In a transistorized master slave flip-flop circuit operated in the divide-by-two mode a first gate circuit which controls the master flip-flop is itself controlled both by clock signals and by the output of the slave flip-flop. A second gate circuit is provided to control the slave flip-flop and it is also controlled by the clock signals as well as by the output of the master flip-flop. Quite often these master slave flip-flop circuits are formed by integrated circuit techniques to decrease their size, increase their reliability and improve their performance.

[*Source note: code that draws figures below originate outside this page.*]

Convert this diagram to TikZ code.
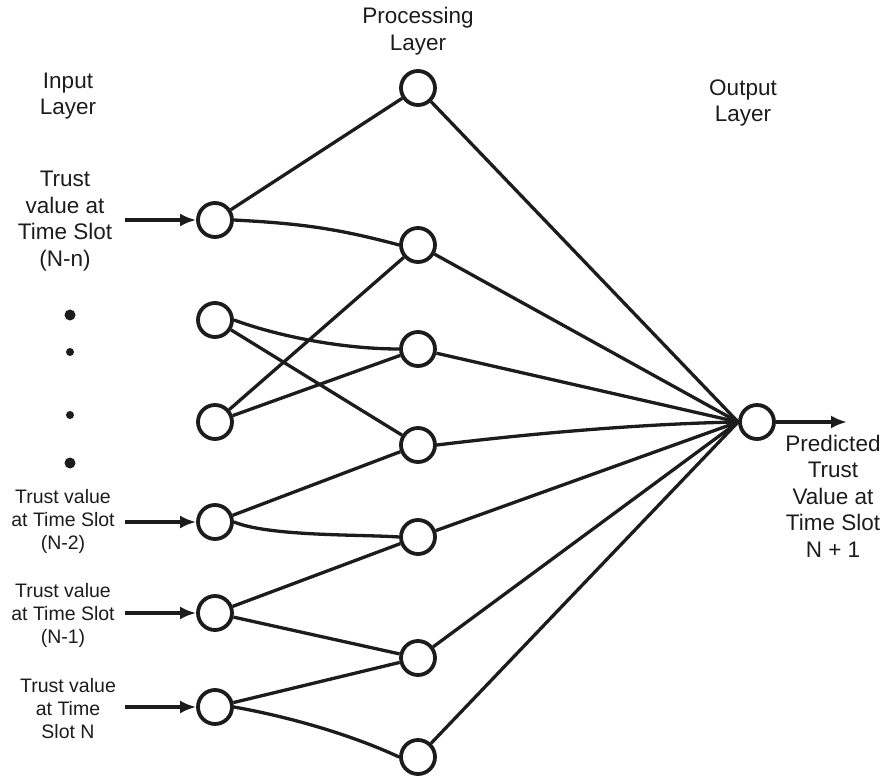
\documentclass[tikz,border=0pt]{standalone}
\usepackage{fontspec}
\setmainfont{Liberation Sans}
\usetikzlibrary{arrows.meta}
\definecolor{NetInk}{HTML}{1C1C1C}

\begin{document}
\begin{tikzpicture}[x=1pt,y=-1pt,>={Latex[length=16pt,width=13pt]},
  neuron/.style={circle,draw=NetInk,line width=3.8pt,fill=white,minimum size=34pt,inner sep=0pt},
  link/.style={NetInk,line width=3.3pt},
  bigtext/.style={font=\fontsize{22.5}{26.5}\selectfont,align=center,text=NetInk},
  smalltext/.style={font=\fontsize{19.5}{23}\selectfont,align=center,text=NetInk}]
  \useasboundingbox (0,0) rectangle (886,781);
  % layer titles
  \node[bigtext] (inTitle) at (68,96) {Input\\Layer};
  \node[bigtext] (prTitle) at (418,31) {Processing\\Layer};
  \node[bigtext] (outTitle) at (743,103) {Output\\Layer};
  % neurons
  \foreach \name/\y in {in1/220,in2/320,in3/422,in4/522,in5/613,in6/707}{%
    \node[neuron] (\name) at (215,\y) {};
  }
  \foreach \name/\y in {pr1/88,pr2/245,pr3/349,pr4/445,pr5/537,pr6/658,pr7/757}{%
    \node[neuron] (\name) at (418,\y) {};
  }
  \node[neuron] (out) at (757,422) {};
  % input labels
  \node[bigtext] (lab1) at (65,221) {Trust\\value at\\Time Slot\\(N-n)};
  \node[smalltext] (lab4) at (63,521) {Trust value\\at Time Slot\\(N-2)};
  \node[smalltext] (lab5) at (63,615) {Trust value\\at Time Slot\\(N-1)};
  \node[smalltext] (lab6) at (68,709) {Trust value\\at Time\\Slot N};
  \node[bigtext] (labOut) at (833,496) {Predicted\\Trust\\Value at\\Time Slot\\N + 1};
  \foreach \y in {315,463} \fill[NetInk] (70,\y) circle (5.5);
  \foreach \y in {352,415} \fill[NetInk] (70,\y) circle (4);
  % input arrows
  \foreach \name/\y in {in1/220,in4/522,in5/613,in6/707}{%
    \coordinate (\name-src) at (125,\y);
    \draw[link,->] (\name-src) -- (\name.west);
  }
  % input -> processing
  \draw[link] (in1) -- (pr1);
  \draw[link] (in1.east) to[out=-3,in=165] (pr2.west);
  \draw[link] (in2.east) to[out=-20,in=180,looseness=0.8] (pr3.west);
  \draw[link] (in2) -- (pr4);
  \draw[link] (in3) -- (pr2);
  \draw[link] (in3) -- (pr3);
  \draw[link] (in4) -- (pr4);
  \draw[link] (in4.east) to[out=-22,in=176,looseness=0.6] (pr5.west);
  \draw[link] (in5) -- (pr5);
  \draw[link] (in5) -- (pr6);
  \draw[link] (in6) -- (pr6);
  \draw[link] (in6.east) to[out=-10,in=155,looseness=0.8] (pr7.west);
  % processing -> output
  \foreach \name in {pr1,pr2,pr3,pr5,pr6,pr7}{%
    \draw[link] (\name) -- (out.west);
  }
  \draw[link] (pr4.east) to[out=7,in=181,looseness=0.8] (out.west);
  \coordinate (outTip) at (847,422);
  \draw[link,->] (out.east) -- (outTip);
\end{tikzpicture}
\end{document}
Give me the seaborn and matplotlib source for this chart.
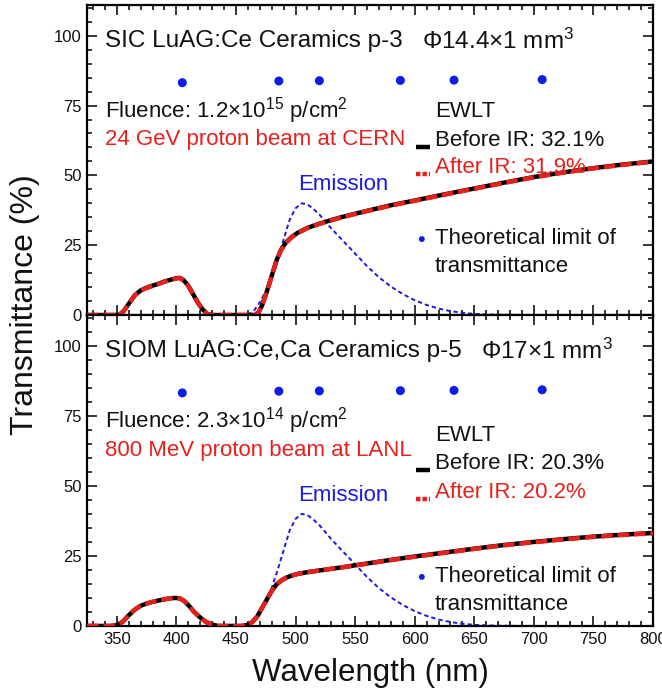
import numpy as np
import matplotlib
matplotlib.use("Agg")
import matplotlib.pyplot as plt
from matplotlib.ticker import MultipleLocator
import seaborn as sns

# transmittance curves (wavelength in nm, transmittance in %)
wl_p3 = [325, 340, 352, 356, 360, 365, 370, 375, 380, 385, 390, 395, 400, 403,
         406, 410, 414, 418, 422, 426, 430, 440, 460, 466, 469, 472, 476, 480,
         484, 488, 492, 497, 502, 510, 520, 530, 540, 560, 580, 600, 625, 650,
         675, 700, 725, 750, 775, 800]
before_p3 = [0, 0, 0, 1.5, 4, 7, 8.8, 9.8, 10.5, 11.2, 12, 12.6, 13.2, 13.3,
             12.5, 10.5, 7.5, 4.5, 2, 0.4, 0, 0, 0, 0, 1, 3.5, 8.5, 14,
             19.5, 23.5, 26, 28, 29.5, 31.2, 32.7, 34, 35.2, 37.3, 39.3, 41, 43.2, 45.3,
             47.4, 49.4, 51.1, 52.6, 53.9, 55]
after_p3 = [0, 0, 0, 1.5, 4, 7, 8.7, 9.7, 10.4, 11.1, 11.9, 12.5, 13.1, 13.2,
            12.4, 10.4, 7.4, 4.4, 2, 0.4, 0, 0, 0, 0, 1, 3.5, 8.4, 13.9,
            19.4, 23.4, 25.9, 27.9, 29.4, 31.1, 32.6, 33.9, 35.1, 37.2, 39.2, 40.9, 43.1, 45.2,
            47.3, 49.3, 51, 52.5, 53.8, 54.9]

wl_p5 = [325, 345, 350, 355, 360, 365, 370, 375, 380, 385, 390, 395, 400, 403,
         407, 411, 415, 420, 425, 430, 435, 455, 460, 464, 468, 472, 476, 480,
         484, 488, 492, 497, 502, 510, 520, 540, 560, 580, 600, 625, 650, 675,
         700, 725, 750, 775, 800]
before_p5 = [0, 0, 0.3, 1.5, 3.8, 5.8, 7.2, 8, 8.6, 9.1, 9.5, 9.9, 10, 9.8,
             8.8, 7, 5, 3, 1.4, 0.5, 0, 0, 0.4, 1.5, 3.5, 6.5, 9.5, 12.5,
             14.8, 16.2, 17.2, 18, 18.6, 19.2, 19.8, 21, 22.3, 23.6, 24.8, 26.2, 27.6, 28.9,
             30, 31, 31.9, 32.6, 33.2]
after_p5 = [0, 0, 0.3, 1.5, 3.8, 5.8, 7.2, 8, 8.6, 9.1, 9.5, 9.9, 10, 9.8,
            8.8, 7, 5, 3, 1.4, 0.5, 0, 0, 0.4, 1.5, 3.5, 6.5, 9.5, 12.5,
            14.8, 16.2, 17.2, 18, 18.6, 19.2, 19.8, 21, 22.2, 23.5, 24.7, 26.1, 27.5, 28.8,
            29.9, 30.9, 31.8, 32.5, 33.1]

# emission spectrum (scaled), same in both panels
wl_em = [460, 465, 470, 475, 480, 485, 490, 495, 500, 505, 510, 515, 520, 525,
         530, 540, 550, 560, 570, 580, 590, 600, 610, 620, 630, 640, 650, 665,
         680, 700]
emission = [0, 1.5, 4.5, 8.5, 13.5, 20, 27, 34, 38.2, 40, 39.6, 38, 36, 33.5,
            31, 26.5, 22, 17.5, 13.5, 10.2, 7.5, 5.3, 3.6, 2.3, 1.4, 0.8, 0.4, 0.15,
            0.05, 0]

# theoretical limit of transmittance
wl_limit = [405, 486, 520, 588, 633, 707]
t_limit = [83.2, 83.8, 83.9, 84.0, 84.1, 84.3]

panels = [
    dict(wl=wl_p3, before=before_p3, after=after_p3,
         title="SIC LuAG:Ce Ceramics p-3",
         size=r"$\Phi$14.4$\times$1 mm$^{3}$", x_size=606,
         fluence=r"Fluence: 1.2$\times$10$^{15}$ p/cm$^{2}$",
         beam="24 GeV proton beam at CERN",
         ewlt_before="Before IR: 32.1%", ewlt_after="After IR: 31.9%",
         y_ewlt=72.9, y_before=62.5, y_after=52.7,
         y_dot=27.2, y_theo2=17.3),
    dict(wl=wl_p5, before=before_p5, after=after_p5,
         title="SIOM LuAG:Ce,Ca Ceramics p-5",
         size=r"$\Phi$17$\times$1 mm$^{3}$", x_size=656,
         fluence=r"Fluence: 2.3$\times$10$^{14}$ p/cm$^{2}$",
         beam="800 MeV proton beam at LANL",
         ewlt_before="Before IR: 20.3%", ewlt_after="After IR: 20.2%",
         y_ewlt=67.9, y_before=57.9, y_after=47.6,
         y_dot=17.5, y_theo2=7.5),
]

RED = "#e8201c"
BLUE = "#1a1ae0"
DOT = "#0a1ee8"

sns.set_style("ticks")
plt.rcParams["font.family"] = ["Liberation Sans", "DejaVu Sans"]
plt.rcParams["mathtext.fontset"] = "custom"
plt.rcParams["mathtext.rm"] = "Liberation Sans"
plt.rcParams["mathtext.it"] = "Liberation Sans:italic"
plt.rcParams["mathtext.default"] = "regular"
plt.rcParams["text.color"] = "#111111"

fig = plt.figure(figsize=(6.62, 6.98), dpi=100)
ax_top = fig.add_axes([0.1314, 0.5487, 0.855, 0.4441])
ax_bot = fig.add_axes([0.1314, 0.1032, 0.855, 0.4455], sharex=ax_top)

fs = 16
fs_title = 17.5
for ax, p in zip([ax_top, ax_bot], panels):
    sns.lineplot(x=p["wl"], y=p["before"], ax=ax, color="black", linewidth=3.2,
                 zorder=3)
    sns.lineplot(x=p["wl"], y=p["after"], ax=ax, color=RED, linewidth=3.2,
                 linestyle=(0, (2.6, 1.1)), zorder=4)
    sns.lineplot(x=wl_em, y=emission, ax=ax, color=BLUE, linewidth=1.4,
                 linestyle=(0, (2.2, 1.6)), zorder=2)
    sns.scatterplot(x=wl_limit, y=t_limit, ax=ax, color=DOT, s=42,
                    edgecolor="none", zorder=5)

    ax.set_xlim(325, 800)
    ax.set_ylim(0, 111)
    ax.xaxis.set_major_locator(MultipleLocator(50))
    ax.xaxis.set_minor_locator(MultipleLocator(10))
    ax.yaxis.set_major_locator(MultipleLocator(25))
    ax.yaxis.set_minor_locator(MultipleLocator(5))
    ax.tick_params(which="both", direction="in", top=True, right=True,
                   width=1.3, labelsize=12, pad=4, labelcolor="#111111")
    ax.tick_params(which="major", length=7)
    ax.tick_params(which="minor", length=3.5)
    for s in ax.spines.values():
        s.set_linewidth(1.6)
        s.set_color("black")
    ax.set_xlabel("")
    ax.set_ylabel("")

    # annotations
    ax.text(340, 98, p["title"], fontsize=fs_title, va="center", ha="left")
    ax.text(p["x_size"], 98, p["size"], fontsize=fs_title, va="center", ha="left")
    ax.text(340, 73.2, p["fluence"], fontsize=fs, va="center", ha="left")
    ax.text(340, 62.8, p["beam"], fontsize=fs, va="center", ha="left", color=RED)
    ax.text(617, p["y_ewlt"], "EWLT", fontsize=fs, va="center", ha="left")
    ax.text(617, p["y_before"], p["ewlt_before"], fontsize=fs, va="center", ha="left")
    ax.text(617, p["y_after"], p["ewlt_after"], fontsize=fs, va="center",
            ha="left", color=RED)
    ax.plot([601, 613], [p["y_before"] - 2.4] * 2, color="black", lw=3.2,
            solid_capstyle="butt")
    ax.plot([601, 613], [p["y_after"] - 2.2] * 2, color=RED, lw=3.2,
            linestyle=(0, (1.0, 0.45)))
    ax.text(502, 46.6, "Emission", fontsize=fs, va="center", ha="left", color=BLUE)
    ax.scatter([606], [p["y_dot"]], color=DOT, s=18, edgecolor="none")
    ax.text(617, p["y_dot"] + 0.2, "Theoretical limit of", fontsize=fs,
            va="center", ha="left")
    ax.text(617, p["y_theo2"], "transmittance", fontsize=fs, va="center", ha="left")

ax_top.tick_params(labelbottom=False)
ax_bot.set_xticks(range(350, 801, 50))

fig.text(0.559, 0.036, "Wavelength (nm)", fontsize=22.5, ha="center", va="center")
fig.text(0.0385, 0.563, "Transmittance (%)", fontsize=23, ha="center",
         va="center", rotation=90)

fig.savefig("out.png", dpi=100)
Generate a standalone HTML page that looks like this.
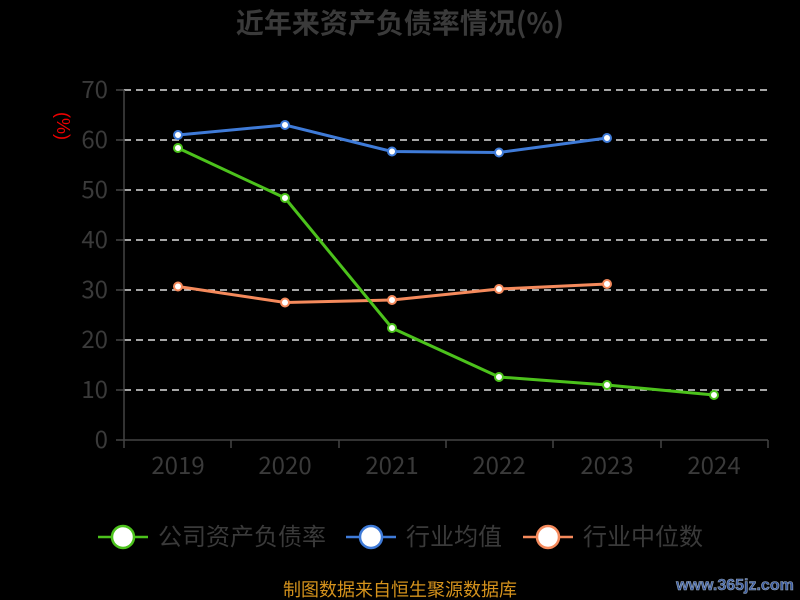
<!DOCTYPE html>
<html><head><meta charset="utf-8"><style>
html,body{margin:0;padding:0;background:#000;width:800px;height:600px;overflow:hidden}
</style></head><body>
<svg width="800" height="600" xmlns="http://www.w3.org/2000/svg" font-family="Liberation Sans, Noto Sans CJK SC, sans-serif">
<rect width="800" height="600" fill="#000"/>
<text x="400" y="33" text-anchor="middle" font-size="28" font-weight="bold" fill="#3a3a3a" font-family="Noto Sans CJK SC, sans-serif">近年来资产负债率情况(%)</text>
<g stroke="#ddd" stroke-width="1.5" stroke-dasharray="7,5">
<line x1="124" y1="90" x2="768" y2="90"/><line x1="124" y1="140" x2="768" y2="140"/>
<line x1="124" y1="190" x2="768" y2="190"/><line x1="124" y1="240" x2="768" y2="240"/>
<line x1="124" y1="290" x2="768" y2="290"/><line x1="124" y1="340" x2="768" y2="340"/>
<line x1="124" y1="390" x2="768" y2="390"/>
</g>
<g stroke="#444" stroke-width="1.5">
<line x1="124" y1="90" x2="124" y2="440"/><line x1="124" y1="440" x2="768" y2="440"/>
<line x1="116" y1="90" x2="124" y2="90"/><line x1="116" y1="140" x2="124" y2="140"/><line x1="116" y1="190" x2="124" y2="190"/><line x1="116" y1="240" x2="124" y2="240"/><line x1="116" y1="290" x2="124" y2="290"/><line x1="116" y1="340" x2="124" y2="340"/><line x1="116" y1="390" x2="124" y2="390"/><line x1="116" y1="440" x2="124" y2="440"/>
<line x1="124" y1="440" x2="124" y2="448"/><line x1="231" y1="440" x2="231" y2="448"/><line x1="339" y1="440" x2="339" y2="448"/><line x1="446" y1="440" x2="446" y2="448"/><line x1="553" y1="440" x2="553" y2="448"/><line x1="661" y1="440" x2="661" y2="448"/><line x1="768" y1="440" x2="768" y2="448"/>
</g>
<g fill="#3a3a3a" font-size="24" text-anchor="end" font-family="Noto Sans CJK SC, sans-serif">
<text x="108" y="98">70</text><text x="108" y="148">60</text><text x="108" y="198">50</text><text x="108" y="248">40</text><text x="108" y="298">30</text><text x="108" y="348">20</text><text x="108" y="398">10</text><text x="108" y="448">0</text>
</g>
<g fill="#3a3a3a" font-size="24" text-anchor="middle" font-family="Noto Sans CJK SC, sans-serif">
<text x="178" y="474">2019</text><text x="285" y="474">2020</text><text x="392" y="474">2021</text><text x="499" y="474">2022</text><text x="607" y="474">2023</text><text x="714" y="474">2024</text>
</g>
<text transform="translate(57,126) rotate(90)" text-anchor="middle" font-size="18" fill="#e00">(%)</text>
<g fill="none" stroke-width="3">
<polyline stroke="#3f7bd8" points="178,135 285,125 392,151.5 499,152.5 607,138"/>
<polyline stroke="#f58a5c" points="178,286.5 285,302.5 392,300 499,289 607,284"/>
<polyline stroke="#4cc21c" points="178,148 285,198 392,328 499,377 607,385 714,395"/>
</g>
<g fill="#fff" stroke-width="2">
<g stroke="#3f7bd8"><circle cx="178" cy="135" r="4"/><circle cx="285" cy="125" r="4"/><circle cx="392" cy="151.5" r="4"/><circle cx="499" cy="152.5" r="4"/><circle cx="607" cy="138" r="4"/></g>
<g stroke="#f58a5c"><circle cx="178" cy="286.5" r="4"/><circle cx="285" cy="302.5" r="4"/><circle cx="392" cy="300" r="4"/><circle cx="499" cy="289" r="4"/><circle cx="607" cy="284" r="4"/></g>
<g stroke="#4cc21c"><circle cx="178" cy="148" r="4"/><circle cx="285" cy="198" r="4"/><circle cx="392" cy="328" r="4"/><circle cx="499" cy="377" r="4"/><circle cx="607" cy="385" r="4"/><circle cx="714" cy="395" r="4"/></g>
</g>
<g stroke-width="2.5">
<line x1="98" y1="537" x2="148" y2="537" stroke="#4cc21c"/><circle cx="123" cy="537" r="11" fill="#fff" stroke="#4cc21c"/>
<line x1="346" y1="537" x2="396" y2="537" stroke="#3f7bd8"/><circle cx="371" cy="537" r="11" fill="#fff" stroke="#3f7bd8"/>
<line x1="523" y1="537" x2="573" y2="537" stroke="#f58a5c"/><circle cx="548" cy="537" r="11" fill="#fff" stroke="#f58a5c"/>
</g>
<g fill="#3a3a3a" font-size="24" font-family="Noto Sans CJK SC, sans-serif">
<text x="158" y="545">公司资产负债率</text><text x="406" y="545">行业均值</text><text x="583" y="545">行业中位数</text>
</g>
<text x="400" y="596" text-anchor="middle" font-size="18" fill="#d4921c" font-family="Noto Sans CJK SC, sans-serif">制图数据来自恒生聚源数据库</text>
<text x="735" y="590" text-anchor="middle" font-size="16" font-weight="bold" fill="#3a5aa0" stroke="#9ab" stroke-width="0.6">www.365jz.com</text>
</svg>
</body></html>
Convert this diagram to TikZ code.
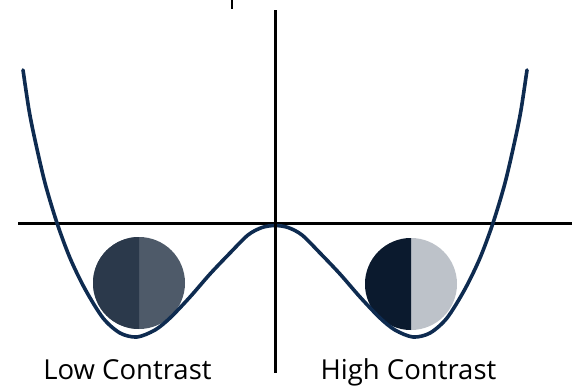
\documentclass[tikz,border=0pt]{standalone}
\usepackage{fontspec}
\setmainfont{Open Sans}
\usepackage{tikz}
\usetikzlibrary{positioning,calc}
\definecolor{wellblue}{HTML}{0E2B50}
\definecolor{lowdark}{HTML}{2B394B}
\definecolor{lowlight}{HTML}{4E5A69}
\definecolor{highdark}{HTML}{0B1A2E}
\definecolor{highlight}{HTML}{BDC2C9}

\begin{document}
\begin{tikzpicture}[x=1pt, y=-1pt,
    axis/.style={black, line width=3pt},
    well/.style={wellblue, line width=3.6pt, line cap=round},
    lbl/.style={anchor=base, inner sep=0pt, font=\fontsize{27.5}{32}\selectfont}]
    \useasboundingbox (0,0) rectangle (576,386);

    % --- Balls in the two wells ---
    \begin{scope}[xshift=139pt]
        \fill[lowlight] (0,283) circle[radius=46];
        \begin{scope}
            \clip (-50,230) rectangle (0,340);
            \fill[lowdark] (0,283) circle[radius=46];
        \end{scope}
    \end{scope}
    \begin{scope}[xshift=411pt]
        \fill[highlight] (0,284) circle[radius=46];
        \begin{scope}
            \clip (-50,230) rectangle (0,340);
            \fill[highdark] (0,284) circle[radius=46];
        \end{scope}
    \end{scope}

    % --- Axes and double well ---
    \draw[axis] (18,223) -- (572,223);
    \draw[well] plot[smooth] coordinates {
        (23,70) (29,110) (35,140) (45,183) (57,223) (70,258) (85,289)
        (103,318) (120,333) (137,337) (155,330) (170,318) (190,297)
        (210,274) (230,253) (248,235) (262,227.5) (275,225.5) (288,227.5)
        (302,235) (320,253) (340,274) (360,297) (380,318) (395,330)
        (413,337) (430,333) (447,318) (465,289) (480,258) (493,223)
        (505,183) (515,140) (521,110) (527,70)};
    \draw[axis] (275,10) -- (275,373);
    \draw[black, line width=2pt] (232,0) -- (232,9);

    % --- Labels ---
    \node[lbl] (lowlbl) at (127.5,379) {Low Contrast};
    \node[lbl] (highlbl) at (408.5,379) {High Contrast};
\end{tikzpicture}
\end{document}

Many of the prior art master slave flip-flops have encountered the problem that in the instance of a change of state of one flip-flop its associated voltage, which is applied through a gate circuit to the other flip-flop, is also changed and may result in an unstable state or incorrect state switching. It has been a common practice in prior art bipolar master slave flip-flops to provide a voltage offset within each flip-flop to create two different switching thresholds for the clock transistors in the flip-flops. One prior art technique has been to generate two distinct voltage levels which are routed through separate lines to one of the transistors in the master flip-flop and one of the transistors in the slave flip-flop. This creates separate switching levels for the gate circuits and by creating a preferred, stable state will inhibit any erroneous changes in the flip-flops caused by simultaneous switching of both, master and slave circuit elements. These different voltage thresholds are normally supplied by a voltage source external to the integrated circuit of the flip-flop but still within the monolithic implementation. It is apparent that such a method of inhibiting erroneous changes in state requires additional crossovers within the integrated circuit of the master slave flip-flop to route the voltages to the proper transistors and will thus increase the complexity of the circuit. It is also expensive and cumbersome to utilize an additional separate voltage source. There are obvious shortcomings in this prior art technique due to the increased complexity of the integrated circuit and the heat generated by the additional voltage source.
A second technique was developed in the prior art to establish a voltage offset between the bipolar transistors in the master slave flip-flop. This technique contemplated the use of additional resistors within the master slave flip-flop circuits to create the voltage offset. A resistor would be placed in one side of the current switch if it is the master flip-flop and with an additional resistor being placed in the other side of the current switch of the slave flip-flop to thereby generate with extra components the required offset. While this technique does not require any additional crossovers within the integrated circuit it does require the fabrication of additional circuit elements within each flip-flop circuit. The presence of the resistor slows down the operation of the current switch, increases the component count on the chip and further complicates the fabrication process.
A third prior art technique has been developed in master slave flip-flops which are fabricated from MOS transistors or other insulated-gate field-effect transistors. The required offset is provided by a suitable choice of the length-width ratio of the channels in the field effect transistors within the gate circuit to thereby provide the required load resistances. It is apparent, however, that this technique cannot be employed in master slave flip-flops which are fabricated from bipolar transistors.